By L. Graciella Maiolatesi
And he’s preparing for a HUGE fight.
Wade recently filed a petition to legally change his daughter’s name from “Zion” to “Zaya,” requesting to refer to her as “female” in all future documents. Zaya came out as transgender in 2020, sharing she was “ready to live [her] truth.”
Zaya’s truth is beautiful because it’s SO Black!
Black-LGBTQIA+ identities predate enslavement and colonization. Inside 2400 BC Egyptian tombs, two men’s remains were found, embraced like lovers.
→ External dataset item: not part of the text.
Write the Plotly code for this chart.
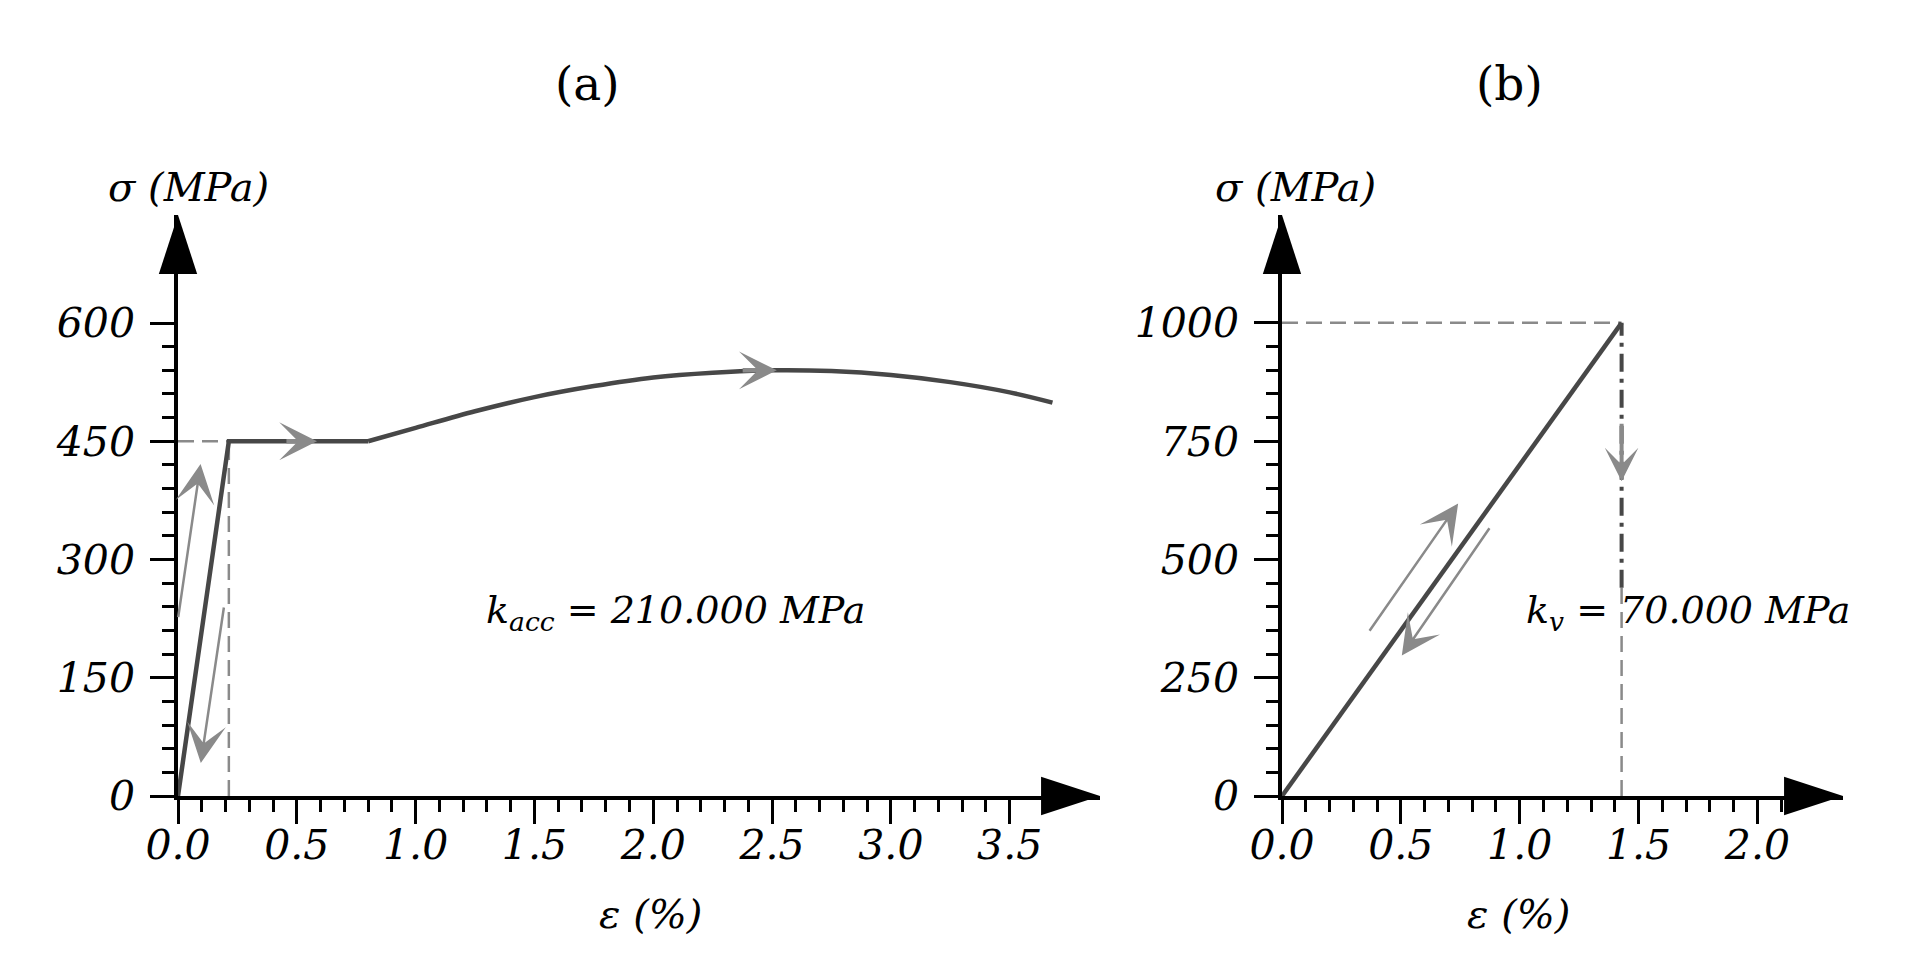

Ghana’s Dagaaba people traditionally assigned gender based on spiritual energy versus anatomy. The Igbo and Yoruba people of Nigeria traditionally believed in multiple genders.
Black-LGBTQIA+ activists, politicians, and artists — like Bayard Rustin, Marsha P. Johnson, Miss Major Griffin-Gracy, Andrea Jenkins, Gladys Bentley, James Baldwin, Alvin Ailey, Audre Lorde, Josephine Baker, Queen Latifah, Lena Waithe, Billy Porter, Alice Walker, and countless others — continuously shape Black culture and our fight for liberation.
Pre-colonization, African countries didn’t persecute people for sexuality or gender, unlike anti-LGBTQIA+ violence and murder seen throughout Africa today. Black liberation is tied to Black-LGBTQIA+ identity — “othering” our own people is white supremacy at work.
Like Zaya, we must live unapologetically. Like Wade, we must support community members with different identities from us, understanding these differences don’t make them less Black.